Non solo Covid e vaccini, Draghi si deve “smazzare” tutti i flop di Conte. Ecco i dossier più spinosi
Non solo lotta alla pandemia, vaccini e tenuta sociale, con lo snodo critico della fine del blocco dei licenziamenti, come indicato dal Presidente della Repubblica. Mario Draghi, qualora dovesse formare un suo governo, si troverebbe sul tavolo anche altri e complessi dossier. Si tratta di una lunga lista di questioni cruciali lasciati irrisolte dal governo Conte, tra lotte interne e incapacità: dalla Rete unica, all’Ilva, da Alitalia, ad Autostrade, fino al tasto delicatissimo delle nomine.

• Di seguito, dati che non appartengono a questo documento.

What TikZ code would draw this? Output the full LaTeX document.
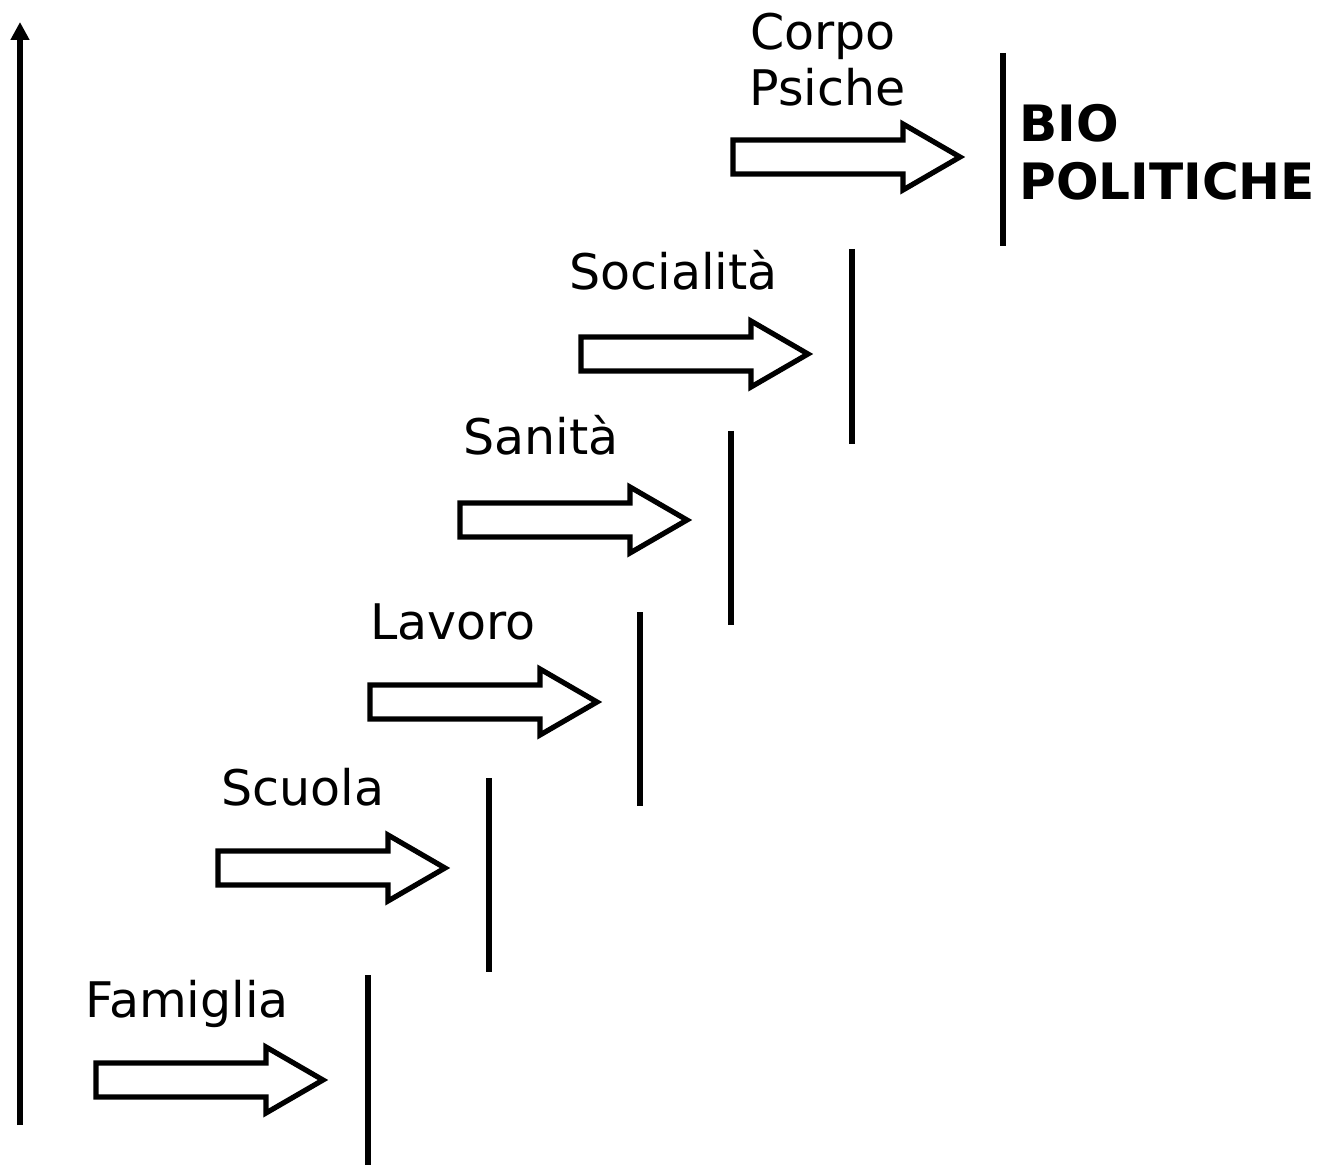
\documentclass[tikz,border=0pt]{standalone}
\usepackage{fontspec}
\setmainfont{DejaVu Sans}
\usetikzlibrary{arrows.meta}

\tikzset{
  lbl/.style={anchor=base west, inner sep=0pt, font=\fontsize{36.8}{44}\selectfont},
  biglbl/.style={lbl, font=\fontsize{37.6}{45}\selectfont\bfseries},
  bar/.style={line width=4.5pt},
  blockarrow/.pic={
    \draw[line width=3.9pt, fill=white]
      (0,-17) -- (170,-17) -- (170,-33) -- (227,0) -- (170,33) -- (170,17) -- (0,17) -- cycle;
  }
}

\begin{document}
\begin{tikzpicture}[x=0.75pt, y=-0.75pt]
  \useasboundingbox (0,0) rectangle (1322,1166);

  % asse verticale
  \coordinate (axbot) at (20,1125);
  \coordinate (axtop) at (20,22);
  \draw[line width=4.5pt, -{Triangle[width=13.5pt, length=13.5pt]}] (axbot) -- (axtop);

  % frecce
  \pic (famarr) at (96,1080) {blockarrow};
  \pic (scuarr) at (218,868) {blockarrow};
  \pic (lavarr) at (370,702) {blockarrow};
  \pic (sanarr) at (460,520) {blockarrow};
  \pic (socarr) at (581,354) {blockarrow};
  \pic (corarr) at (733,157) {blockarrow};

  % barre
  \draw[bar] (368,975) -- (368,1165);
  \draw[bar] (489,778) -- (489,972);
  \draw[bar] (640,612) -- (640,806);
  \draw[bar] (731,431) -- (731,625);
  \draw[bar] (852,249) -- (852,444);
  \draw[bar] (1003,53) -- (1003,246);

  % etichette
  \node[lbl] (fam) at (85,1017) {Famiglia};
  \node[lbl] (scu) at (221,805) {Scuola};
  \node[lbl] (lav) at (370,639) {Lavoro};
  \node[lbl] (san) at (463,455) {Sanità};
  \node[lbl] (soc) at (569,290) {Socialità};
  \node[lbl] (cor) at (750,50) {Corpo};
  \node[lbl] (psi) at (749,106) {Psiche};
  \node[biglbl] (bio) at (1019,142) {BIO};
  \node[biglbl] (pol) at (1019,200) {POLITICHE};
\end{tikzpicture}
\end{document}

Tutti i dossier sul tavolo di Draghi
Anche su questo terreno si dovrà misurare, eventualmente, il presidente incaricato, che per ovvie ragioni nel suo breve discorso dopo l’incontro con Mattarella si è limitato a riepilogare gli obiettivi immediati elencati dal capo dello Stato, aggiungendo di suo solo il riferimento a Recovery Plan, con il richiamo “al futuro delle giovani generazioni e al rafforzamento della coesione sociale“. Questioni che, però, si giocano non solo sulle “risorse straordinarie dell’Ue”, ma anche sui nostri asset strategici interni.
Alitalia e il nodo Bruxelles
Fra i dossier più spinosi c’è certamente Alitalia, che continua a subire perdite esorbitanti, al punto che anche gli stipendi sono a rischio. Il nuovo piano industriale di Ita è all’esame delle Commissioni competenti di Camera e Senato, che sono chiamate a esprimere il loro parere motivato anche se non vincolante. Ma a preoccupare è soprattutto Bruxelles, che invece ha parere vincolante e chiede una netta discontinuità con la compagnia precedente.
L’intricata Rete Unica
C’è poi il tema della Rete Unica, che incrocia quello del Recovery plan. Dovrebbe arrivare a compimento quest’anno, ma si tratta di una complicatissima vicenda di incroci industriali e volontà politiche, che finora ha risentito di diktat e veti di Pd e M5S. Bisognerà vedere se il governo che verrà riuscirà a districarcisi.
Super Mario alle prese con l’acciaio: il caso Ilva
Nodo ex Ilva. L’accordo di coinvestimento tra Invitalia e A.Mittal, che ha avuto anche il benestare dell’Antitrust europeo, dovrebbe aver reso meno complicata la situazione delle acciaierie, che finalmente è approdata a un piano industriale. Peccato che Invitalia, il cui Ad è il super commissario Domenico Arcuri, a quanto risulta non abbia ancora sbloccato i 400 milioni con cui dovrebbe acquisire il 50% del capitale di Am. Invest.co, così resta ancora sospesa l’integrazione salariale alla Cig di 1.600 lavoratori e langue l’accordo con i sindacati sul piano industriale. Dopo un primo incontro tra Mittal e Fim Fiom Uilm Usb e Ugl infatti, non ha fatto seguito nulla, così come più nulla è arrivato dal governo e dal Mise.
La partita delle nomine
Infine, Draghi dovrà misurarsi il dossier nomine. Secondo i calcoli del centro studi Comar, da qui a primavera inoltrata, nelle società pubbliche si libereranno più di 550 poltrone, tra nomine già scadute o che termineranno con l’approvazione dei bilanci 2020. I posti sono così ripartiti: più di 360 incarichi nelle più importanti controllate dirette del ministero dell’Economia, tra Cda e collegi sindacali; 190 posti nei Cda che saranno vacanti in primavera, archiviata l’approvazione del bilancio 2020. In prima fila ci sono Cassa Depositi e Prestiti, Fs Spa, Saipem, l’immobiliare pubblica Invimit, la società informatica Sogei e il Gse (Gestore servizi energetici). Poi, ci sono le controllate di Enel, Eni, Poste e Leonardo, Invitalia e Sport e Salute. Insomma, una partita che promettere di essere forse più spinosa delle altre.